When it’s time to play you can look at Lady Sarah and say, “It’s time for me to go Wii.”
Frank – I don’t know what kind of commie states these people live in but the lady at my Walmart offers advice on the capabilities of the ammo. We settled on 30.06 150g silver tipped. Sighted in at 300yds. Bambi will taste delicious.
I never understood why they changed the name from the Nintendo Revolutions to The Niontendo Wii. Ill probably still get one, even though Gears of War for the Xbox 360 looks pretty good.
Forget the Whiine, it’s for liberal wankers and it’ll be a paperweight in two years anyway.
Save your money and buy, in no order:
– A PS2 (if you don’t have one already)
– A copy of Guitar Hero with guitar controller
– A copy of Guitar Hero II with guitar controller
If that doesn’t make SarahK want to play within an hour, I will personally fly over to the US and make her.
ROCK ON! \m/
What’s a Doritio?
Moneyman,
I live in North Carolina. Hell, this is THE SOUTH! Wal-mart is phasing out all firearms CONUS. coming soon to your state too, buddy. buy ammo now. I’m sure it’ll be next on Wal-Mart’s chopping block.
RAAAAARRR!!
I like the idea of getting all the Republican goods I want too!
However. Wal-mart is a queer’s dream.
Just look at what they’re rolling out now.
http://www.worldnetdaily.com/news/article.asp?ARTICLE_ID=53011
Screw you, Francesco.
I’m to the Right of every one you ever knew, and I say the Wii is awesome.
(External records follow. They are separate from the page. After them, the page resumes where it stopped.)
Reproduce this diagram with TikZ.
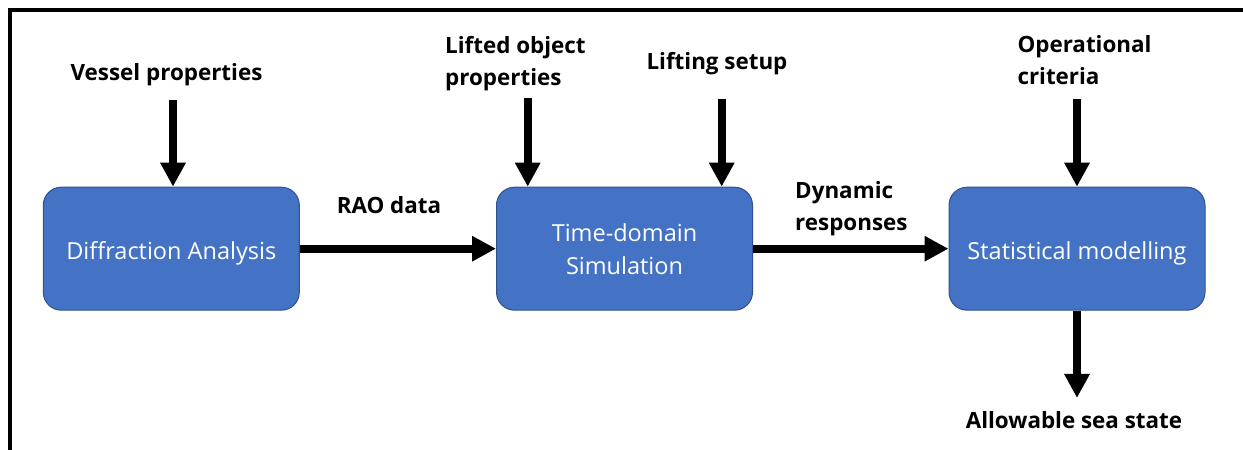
\documentclass[tikz,border=0pt]{standalone}
\usepackage{fontspec}
\setmainfont{Open Sans}
\usetikzlibrary{arrows.meta}
\definecolor{boxblue}{HTML}{4472C4}
\definecolor{boxedge}{HTML}{2F528F}
\tikzset{
  procbox/.style={draw=boxedge, line width=1bp, fill=boxblue, rounded corners=18bp,
    minimum width=256bp, minimum height=123bp, inner sep=0pt, text=white, align=center,
    font=\fontsize{23.5bp}{33bp}\selectfont},
  oneline/.style={text height=21.2bp, text depth=0pt},
  lbl/.style={inner sep=0pt, font=\fontsize{22.4bp}{32bp}\selectfont\bfseries},
  flow/.style={line width=8bp, -{Triangle[length=24bp 0 0, width=24bp 0 0]}},
  frame/.style={line width=4bp, black}
}
\begin{document}
\begin{tikzpicture}[x=1bp, y=-1bp]
\useasboundingbox (0,0) rectangle (1243,450);
\draw[frame] (10,450) -- (10,10) -- (1243,10);
% process boxes
\node[procbox, oneline] (b1) at (171.3,248.7) {Diffraction Analysis};
\node[procbox] (b2) at (624.5,248.7) {Time-domain\\Simulation};
\node[procbox, oneline] (b3) at (1077,248.7) {Statistical modelling};
% labels
\node[lbl, anchor=base] (vp) at (166.5,81) {Vessel properties};
\node[lbl, anchor=base west, align=left] (lo) at (445,85.3) {Lifted object\\properties};
\node[lbl, anchor=base] (ls) at (717,70) {Lifting setup};
\node[lbl, anchor=base west, align=left] (oc) at (1017.3,85) {Operational\\criteria};
\node[lbl, anchor=base west, align=left] (dr) at (795,230.5) {Dynamic\\responses};
\node[lbl, anchor=base] (rao) at (389,214) {RAO data};
\node[lbl, anchor=base] (as) at (1074,428.3) {Allowable sea state};
% arrow start/end coordinates
\coordinate (vpa) at (173,100);
\coordinate (loa) at (527.7,98);
\coordinate (lsa) at (721.7,99);
\coordinate (oca) at (1077,99);
\coordinate (asa) at (1077,398);
% connectors
\draw[flow] (vpa) -- (vpa |- b1.north);
\draw[flow] (loa) -- (loa |- b2.north);
\draw[flow] (lsa) -- (lsa |- b2.north);
\draw[flow] (oca) -- (oca |- b3.north);
\draw[flow] (b1.east) -- (b2.west);
\draw[flow] (b2.east) -- (b3.west);
\draw[flow] (b3.south) -- (asa);
\end{tikzpicture}
\end{document}
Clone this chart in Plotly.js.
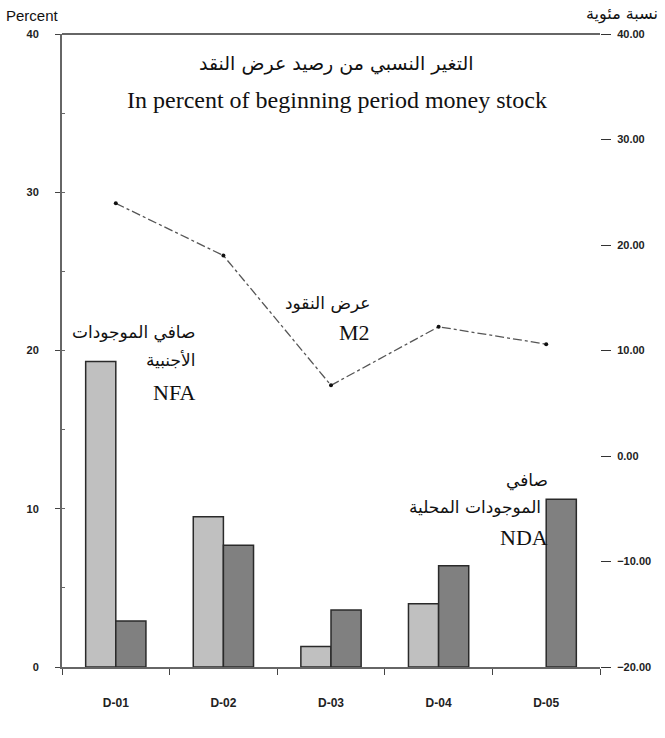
<!DOCTYPE html>
<html>
<head>
<meta charset="utf-8">
<script src="https://cdn.plot.ly/plotly-3.0.1.min.js"></script>
<style>html,body{margin:0;padding:0;background:#fff;}#chart{width:665px;height:738px;}</style>
</head>
<body>
<div id="chart"></div>
<script>
// Data
const categories = ["D-01", "D-02", "D-03", "D-04", "D-05"];
const nfaValues = [19.3, 9.5, 1.3, 4.0, null];
const ndaValues = [2.9, 7.7, 3.6, 6.4, 10.6];
const m2Values = [29.3, 26.0, 17.8, 21.5, 20.4];
const leftTicks = [0, 10, 20, 30, 40];
const rightTicks = [-20, -10, 0, 10, 20, 30, 40];

const arabicFont = "DejaVu Sans, sans-serif";
const serifFont = "Liberation Serif, Times New Roman, serif";

const traces = [
  {
    type: "bar", name: "NFA", x: categories, y: nfaValues,
    marker: {color: "#c0c0c0", line: {color: "#2a2a2a", width: 1.5}}
  },
  {
    type: "bar", name: "NDA", x: categories, y: ndaValues,
    marker: {color: "#808080", line: {color: "#2a2a2a", width: 1.5}}
  },
  {
    type: "scatter", mode: "lines+markers", name: "M2", x: categories, y: m2Values,
    line: {color: "#555", width: 1.3, dash: "dashdot"},
    marker: {color: "#111", size: 4}
  },
  {
    type: "scatter", mode: "none", x: categories, y: [null, null, null, null, null],
    yaxis: "y2", showlegend: false, hoverinfo: "skip"
  }
];

const ann = (text, x, y, anchor, font) => ({
  text, x, y, xref: "paper", yref: "paper", xanchor: anchor, yanchor: "middle",
  showarrow: false, font
});

const layout = {
  width: 665, height: 738,
  margin: {l: 62, r: 65, t: 34, b: 71},
  paper_bgcolor: "#fff", plot_bgcolor: "#fff",
  showlegend: false,
  barmode: "group", bargap: 0.44, bargroupgap: 0,
  xaxis: {
    type: "category", showline: true, linecolor: "#666", linewidth: 2, mirror: false,
    ticks: "outside", tickson: "boundaries", ticklen: 6, tickcolor: "#444",
    showgrid: false, zeroline: false,
    tickfont: {family: "Liberation Sans, Arial, sans-serif", size: 12, color: "#222", weight: "bold"},
    ticklabelstandoff: 24
  },
  yaxis: {
    range: [0, 40], tickvals: leftTicks, showline: true, linecolor: "#666", linewidth: 2,
    mirror: false,
    ticks: "outside", ticklen: 5, tickcolor: "#444", showgrid: false, zeroline: false,
    minor: {dtick: 5, ticks: "inside", ticklen: 3, tickcolor: "#666"},
    tickfont: {family: "Liberation Sans, Arial, sans-serif", size: 11, color: "#222", weight: "bold"},
    ticklabelstandoff: 14
  },
  yaxis2: {
    overlaying: "y", side: "right", range: [-20, 40], tickvals: rightTicks,
    tickformat: ".2f", showline: false, showgrid: false, zeroline: false,
    ticks: "outside", ticklen: 10, tickcolor: "#333",
    tickfont: {family: "Liberation Sans, Arial, sans-serif", size: 11, color: "#222", weight: "bold"},
    ticklabelstandoff: 4
  },
  shapes: [
    {type: "line", xref: "paper", yref: "paper", x0: 0, x1: 1, y0: 1, y1: 1,
     line: {color: "#666", width: 2}}
  ],
  annotations: [
    ann("التغير النسبي من رصيد عرض النقد", 0.511, 0.954, "center", {family: arabicFont, size: 19, color: "#111"}),
    ann("In percent of beginning period money stock", 0.511, 0.896, "center", {family: serifFont, size: 24, color: "#111"}),
    ann("Percent", -0.108, 1.03, "left", {family: "Liberation Sans, Arial, sans-serif", size: 15, color: "#111"}),
    ann("نسبة مئوية", 1.1115, 1.032, "right", {family: arabicFont, size: 16, color: "#111"}),
    ann("صافي الموجودات", 0.251, 0.528, "right", {family: arabicFont, size: 17, color: "#111"}),
    ann("الأجنبية", 0.251, 0.485, "right", {family: arabicFont, size: 17, color: "#111"}),
    ann("NFA", 0.251, 0.433, "right", {family: serifFont, size: 22, color: "#111"}),
    ann("عرض النقود", 0.576, 0.575, "right", {family: arabicFont, size: 17, color: "#111"}),
    ann("M2", 0.576, 0.529, "right", {family: serifFont, size: 22, color: "#111"}),
    ann("صافي", 0.907, 0.295, "right", {family: arabicFont, size: 17, color: "#111"}),
    ann("الموجودات المحلية", 0.894, 0.253, "right", {family: arabicFont, size: 17, color: "#111"}),
    ann("NDA", 0.907, 0.204, "right", {family: serifFont, size: 22, color: "#111"})
  ]
};

Plotly.newPlot("chart", traces, layout, {displayModeBar: false, staticPlot: true});
</script>
</body>
</html>
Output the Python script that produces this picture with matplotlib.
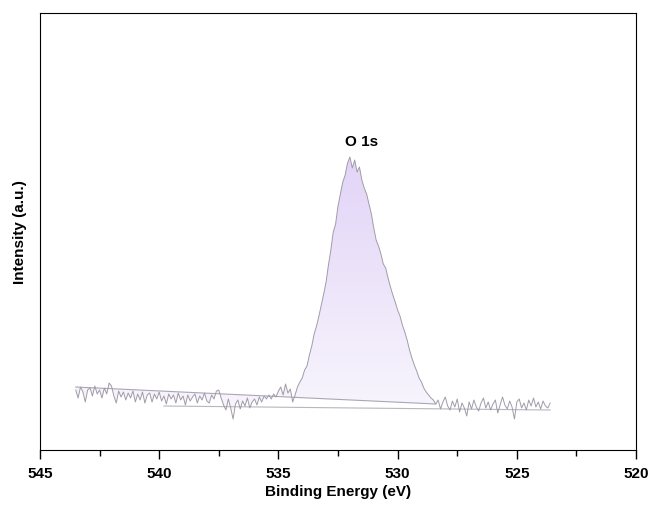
import numpy as np
import matplotlib
matplotlib.use("Agg")
import matplotlib.pyplot as plt
from matplotlib.colors import LinearSegmentedColormap

plt.rcParams['font.family'] = ['Liberation Sans', 'DejaVu Sans']

# binding energy grid (eV), 543.5 -> 523.6 in 0.1 eV steps
energy = np.round(np.arange(543.5, 523.55, -0.1), 1)

# intensity (a.u.)
left_part = [60, 52, 63, 58, 48, 60, 62, 54, 64, 56,
             60, 52, 62, 56, 67, 64, 54, 47, 59, 53,
             58, 50, 57, 52, 59, 48, 56, 50, 58, 47,
             55, 57, 48, 56, 51, 58, 49, 54, 46, 56,
             51, 55, 47, 57, 50, 54, 45, 55, 49, 53,
             56, 47, 54, 50, 57, 49, 47, 55, 51, 59,
             60, 52, 45, 40, 51, 42, 31, 46, 50, 41,
             49, 44, 52, 42, 48, 51, 45, 53, 48, 54,
             51, 55, 51, 56, 53, 59, 63, 55, 66]
peak_part = [57, 61, 48, 55, 63, 68, 72, 80, 84, 95,
             104, 116, 124, 134, 145, 156, 168, 185, 200, 218,
             226, 244, 256, 268, 275, 287, 293, 282, 290, 278,
             283, 270, 262, 256, 246, 236, 222, 210, 204, 196,
             186, 182, 172, 163, 155, 148, 140, 134, 125, 118,
             110, 100, 92, 85, 79, 72, 68, 62, 58, 55,
             52, 50, 46]
right_part = [50, 41, 48, 53, 44, 40, 49, 43, 51, 38,
              47, 42, 34, 48, 41, 50, 43, 39, 47, 52,
              42, 48, 40, 46, 50, 37, 45, 53, 45, 41,
              49, 43, 31, 48, 51, 42, 47, 40, 50, 44,
              52, 43, 48, 41, 49, 44, 42, 47]
intensity = np.array(left_part + peak_part + right_part, dtype=float)
n = min(len(energy), len(intensity))
energy, intensity = energy[:n], intensity[:n]

# background lines (start/end energies and intensities)
bg1_e = [543.5, 528.4]
bg1_i = [63, 46]
bg2_e = [539.8, 523.6]
bg2_i = [44, 40]

fig = plt.figure(figsize=(6.51, 5.06), dpi=100)
ax = fig.add_axes([0.0614, 0.1087, 0.9156, 0.8636])

# fill between spectrum and background, with a soft purple gradient
mask = energy >= bg1_e[1]
base = np.interp(energy[mask], bg1_e[::-1], bg1_i[::-1])
poly = ax.fill_between(energy[mask], base, intensity[mask], color='none', lw=0)
cmap = LinearSegmentedColormap.from_list('lav', ['#f8f5fd', '#e2d4f7'])
grad = np.linspace(0, 1, 256).reshape(-1, 1)
im = ax.imshow(grad, cmap=cmap, origin='lower', aspect='auto',
               extent=[543.5, 528.4, 40, 295], zorder=1)
im.set_clip_path(poly.get_paths()[0], transform=ax.transData)

ax.plot(energy, intensity, color='#a09ca8', lw=0.7, zorder=3)
ax.plot(bg1_e, bg1_i, color='#aaa6b4', lw=0.8, zorder=2)
ax.plot(bg2_e, bg2_i, color='#b8b6bf', lw=0.8, zorder=2)

ax.text(531.5, 309, 'O 1s', ha='center', va='center', fontsize=11, fontweight='bold')

ax.set_xlim(545, 520)
ax.set_ylim(0, 437)
ax.set_xticks([545, 540, 535, 530, 525, 520])
ax.set_xticks([542.5, 537.5, 532.5, 527.5, 522.5], minor=True)
ax.set_yticks([])
ax.tick_params(axis='x', which='major', direction='out', length=6.5, width=1,
               labelsize=11, pad=5)
ax.tick_params(axis='x', which='minor', direction='out', length=4, width=1)
for lab in ax.get_xticklabels():
    lab.set_fontweight('bold')
ax.set_xlabel('Binding Energy (eV)', fontsize=11, fontweight='bold', labelpad=3)
ax.set_ylabel('Intensity (a.u.)', fontsize=11, fontweight='bold', labelpad=9)

fig.savefig('out.png', dpi=100)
I will watch you eat your words in two years.
BTW, enable comments on your blog so we can debate games like men. You can delete the real wankers who just troll.
How do we know Edwards wasn’t really at Wal Mart to buy a My Silky Pony horse?
BTW, the first time I heard Laura Ingraham call him the Silky Pony, I thought she was saying Filthy Pony. They both make sense.
You’re all forgetting the most important part of what makes the Wii so awesome:
Downloadable NES/SNES games!
Add backwards compatibility for Gamecube games and whatnot and you’re looking at one happy gamer!
There is never a time -not- to impregnate Sarah K. Think Irish twins. No one ever went to his grave saying “I wish I’d had less sex and fewer children.”